There are two big categories of stablecoins, one of which is far more stable than the other.

The first category is coins that have a reserve of some other asset, held in a trusted location. This is how Tether is managed. The issuing authority guarantees that you can exchange 1 of the stable coin for $1 (or some other fixed asset) and holds sufficient reserves to make that exchange. The result is that you get a cryptocurrency that compromises somewhat on avoiding a need to trust any central authority, but still allows anonymous exchanges. This style of stable coin is only as good as the trust in the backing authority, but with audits that trust can be reasonably high.
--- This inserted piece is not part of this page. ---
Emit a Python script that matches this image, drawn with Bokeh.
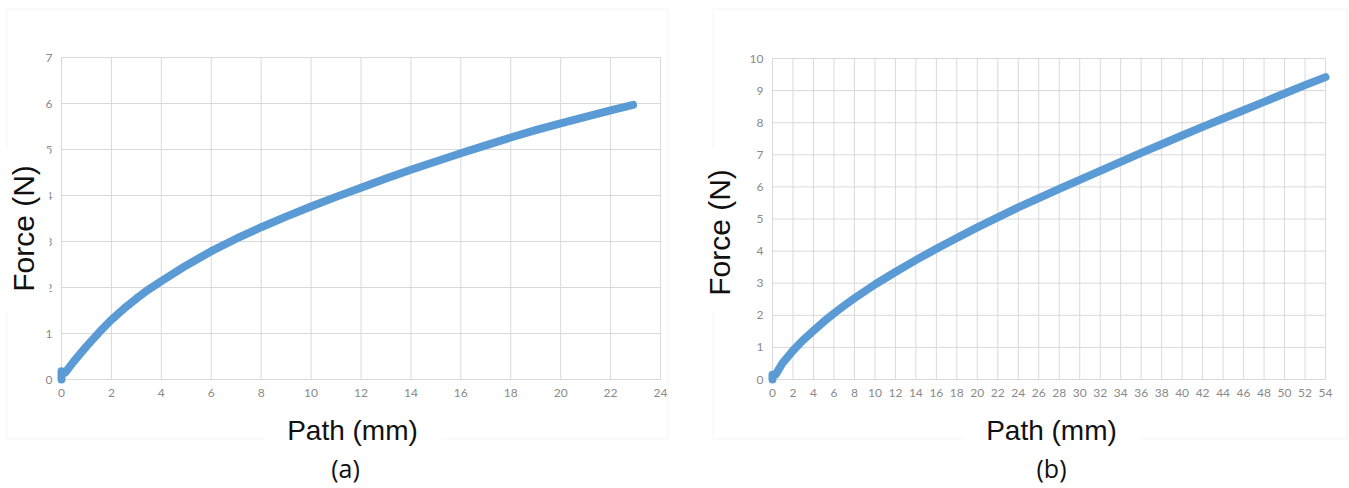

The other category is algorithmic stablecoins. They’re what have been in the tech news cycle most recently since a large one (Terra) just completely imploded. These coins introduce automatic mechanisms whereby coins are added or removed from the supply to target a specific valuation. In the case of Terra this is done by use of a secondary cryptocurrency that is *not* stable, called Luna. The idea here is that if Terra starts trading at $0.97 you could buy 100 Terra for $97 and destroy them, receiving in exchange $100 worth of Luna. In the process you push Terra’s price back towards $1.00. That process breaks down when people have a crisis of confidence in Luna. The algorithm only promises larger and larger quantities of Luna, but gives you no mechanism of converting that currency into something else.